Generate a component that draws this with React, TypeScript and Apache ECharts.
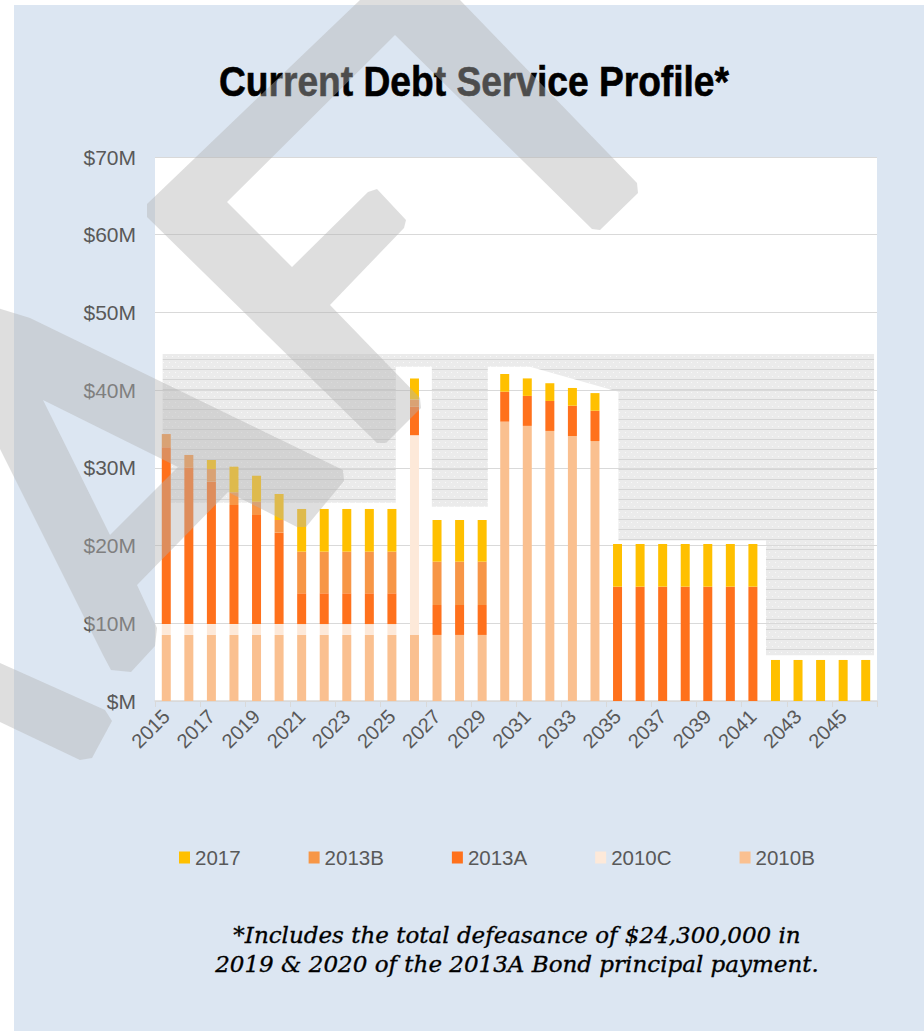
import React, { useEffect, useRef } from 'react';
import * as echarts from 'echarts';

const YEARS = ['2015','2016','2017','2018','2019','2020','2021','2022','2023','2024','2025','2026','2027','2028','2029','2030','2031','2032','2033','2034','2035','2036','2037','2038','2039','2040','2041','2042','2043','2044','2045','2046'];

// $ millions, stacked bottom -> top: 2010B, 2010C, 2013A, 2013B, 2017
const S2010B = [8.5,8.5,8.5,8.5,8.5,8.5,8.5,8.5,8.5,8.5,8.5,8.5,8.5,8.5,8.5,35.95,35.4,34.75,34.1,33.45,0,0,0,0,0,0,0,0,0,0,0,0];
const S2010C = [1.4,1.4,1.4,1.4,1.4,1.4,1.4,1.4,1.4,1.4,1.4,25.7,0,0,0,0,0,0,0,0,0,0,0,0,0,0,0,0,0,0,0,0];
const S2013A = [22.75,20.13,18.32,15.32,14.04,11.76,3.96,3.96,3.96,3.96,3.96,3.65,3.85,3.85,3.85,3.85,3.86,3.86,3.9,3.9,14.71,14.71,14.71,14.71,14.71,14.71,14.71,0,0,0,0,0];
const S2013B = [1.7,1.63,1.63,1.64,1.71,1.63,5.36,5.36,5.36,5.36,5.36,0.95,5.58,5.58,5.58,0,0,0,0,0,0,0,0,0,0,0,0,0,0,0,0,0];
const S2017 = [0,0,1.16,3.29,3.34,3.35,5.49,5.49,5.49,5.49,5.49,2.7,5.36,5.36,5.36,2.28,2.25,2.28,2.28,2.27,5.49,5.49,5.49,5.49,5.49,5.49,5.49,5.28,5.28,5.28,5.28,5.28];

const SERIES_NAMES = ['2010B', '2010C', '2013A', '2013B', '2017'];
const LEGEND_ORDER = ['2017', '2013B', '2013A', '2010C', '2010B'];
const Y_LABELS = ['$M', '$10M', '$20M', '$30M', '$40M', '$50M', '$60M', '$70M'];

// shaded "capacity" outline (year position, $M)
const HATCH_X = [2014.84, 2046.37, 2046.37, 2041.58, 2041.58, 2035.04, 2035.04, 2031.12, 2029.25, 2029.25, 2026.77, 2026.77, 2025.17, 2025.17, 2014.84];
const HATCH_Y = [44.65, 44.65, 5.9, 5.9, 20.65, 20.65, 39.8, 43.0, 43.0, 25.0, 25.0, 43.0, 43.0, 25.5, 25.5];

const COLORS: Record<string, string> = {
  '2010B': '#FAC090',
  '2010C': '#FDE9D9',
  '2013A': '#FF711C',
  '2013B': '#F79646',
  '2017': '#FFC000',
};

const TITLE = 'Current Debt Service Profile*';
const NOTE1 = '*Includes the total defeasance of $24,300,000 in';
const NOTE2 = '2019 & 2020 of the 2013A Bond principal payment.';

const WM_F = 'M147 204 L360 0 L410 -50 L460 0 L637 183 L638 193 L600 230 L592 229 L395 35 L227 202 L292 267 L368 192 L377 189 L406 220 L404 228 L330 305 L420 398 L421 408 L386 443 L377 443 L147 217 Z';
const WM_A = 'M-60 290 L30 318 L343 470 L344 481 L306 527 L297 527 L228 492 L137 585 L157 628 L155 646 L131 672 L111 670 L103 655 L0 449 L-60 330 Z M43 400 L110 535 L178 467 Z';
const WM_R = 'M0 663 L105 710 L112 721 L92 758 L80 760 L0 722 Z';

const HATCH_SVG = "<svg xmlns='http://www.w3.org/2000/svg' width='6' height='10'><rect width='6' height='10' fill='#ebebeb'/><rect y='9' width='6' height='1' fill='#d5d5d5'/><rect x='1' y='2' width='1' height='1' fill='#f9f9f9'/><rect x='4' y='6' width='1' height='1' fill='#f9f9f9'/></svg>";

export default function App() {
  const ref = useRef<HTMLDivElement>(null);
  useEffect(() => {
    if (!ref.current) return;
    echarts.graphic.registerShape('wmF', echarts.graphic.extendPath(WM_F, {}));
    echarts.graphic.registerShape('wmA', echarts.graphic.extendPath(WM_A, {}));
    echarts.graphic.registerShape('wmR', echarts.graphic.extendPath(WM_R, {}));
    const chart = echarts.init(ref.current, null, { renderer: 'svg' });
    const dataSets = [S2010B, S2010C, S2013A, S2013B, S2017];
    const hatchFill: any = {
      image: 'data:image/svg+xml;charset=utf-8,' + encodeURIComponent(HATCH_SVG),
      repeat: 'repeat',
      imageWidth: 6,
      imageHeight: 10,
    };
    const wmStyle = { fill: 'rgba(178,178,178,0.43)' };
    const noteStyle = { font: 'italic 23px "DejaVu Serif", serif', fill: '#000000', stroke: '#000000', lineWidth: 0.35, align: 'center', verticalAlign: 'middle' };
    const barSeries = SERIES_NAMES.map((name, i) => ({
      name,
      type: 'bar',
      stack: 'debt',
      barWidth: 9,
      xAxisIndex: 0,
      yAxisIndex: 0,
      itemStyle: { color: COLORS[name] },
      data: dataSets[i],
      z: 2,
    }));
    chart.setOption({
      animation: false,
      backgroundColor: '#ffffff',
      textStyle: { fontFamily: '"Liberation Sans", Arial, sans-serif' },
      grid: { left: 155, right: 47, top: 157, bottom: 330, containLabel: false },
      xAxis: [
        {
          type: 'category',
          data: YEARS,
          boundaryGap: true,
          axisLine: { lineStyle: { color: '#d9d9d9', width: 1.5 } },
          axisTick: { show: true, interval: 1, length: 6, lineStyle: { color: '#d9d9d9' } },
          axisLabel: { interval: 1, rotate: 45, fontSize: 20, color: '#595959', margin: 12 },
          splitLine: { show: false },
        },
        { type: 'value', min: 2014.5, max: 2046.5, show: false },
      ],
      yAxis: {
        type: 'value',
        min: 0,
        max: 70,
        interval: 10,
        axisLine: { show: false },
        axisTick: { show: false },
        axisLabel: {
          fontSize: 21,
          color: '#595959',
          margin: 19,
          formatter: (v: number) => Y_LABELS[Math.round(v / 10)],
        },
        splitLine: { lineStyle: { color: '#d9d9d9', width: 1 } },
      },
      legend: {
        data: LEGEND_ORDER,
        left: 174,
        top: 842,
        icon: 'rect',
        itemWidth: 11,
        itemHeight: 12,
        itemGap: 68,
        selectedMode: false,
        textStyle: { fontSize: 20.5, color: '#595959' },
      },
      graphic: [
        { type: 'rect', z: -100, silent: true, shape: { x: 14, y: 5, width: 930, height: 1040 }, style: { fill: '#dce6f2' } },
        { type: 'rect', z: -50, silent: true, shape: { x: 155, y: 157, width: 722, height: 544 }, style: { fill: '#ffffff' } },
        {
          type: 'text', z: 5, x: 219, y: 81, scaleX: 0.885, silent: true,
          style: { text: TITLE, font: 'bold 42px "Liberation Sans", Arial, sans-serif', fill: '#000000', stroke: '#000000', lineWidth: 0.6, align: 'left', verticalAlign: 'middle' },
        },
        { type: 'text', z: 5, x: 517, y: 935, silent: true, style: { ...noteStyle, text: NOTE1 } },
        { type: 'text', z: 5, x: 517, y: 963.5, silent: true, style: { ...noteStyle, text: NOTE2 } },
        { type: 'wmF', z: 100, silent: true, style: wmStyle },
        { type: 'wmA', z: 100, silent: true, style: wmStyle },
        { type: 'wmR', z: 100, silent: true, style: wmStyle },
      ],
      series: [
        {
          type: 'custom',
          xAxisIndex: 1,
          yAxisIndex: 0,
          z: -10,
          silent: true,
          clip: false,
          data: [[2030, 0]],
          renderItem: (_params: any, api: any) => {
            const pts = HATCH_X.map((x, i) => api.coord([x, HATCH_Y[i]]));
            return { type: 'polygon', shape: { points: pts }, style: { fill: hatchFill } };
          },
        },
        ...barSeries,
      ],
    });
    return () => chart.dispose();
  }, []);
  return <div ref={ref} style={{ position: 'absolute', left: 0, top: 0, width: 924, height: 1031 }} />;
}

□ □ □ □ □

→ Exercise directions
Return the material line for line, from its beginning to the line that contains "import * as echarts from 'echarts';", with the pictures left out.

→ Result of this exercise
Generate a component that draws this with React, TypeScript and Apache ECharts.
import React, { useEffect, useRef } from 'react';
import * as echarts from 'echarts';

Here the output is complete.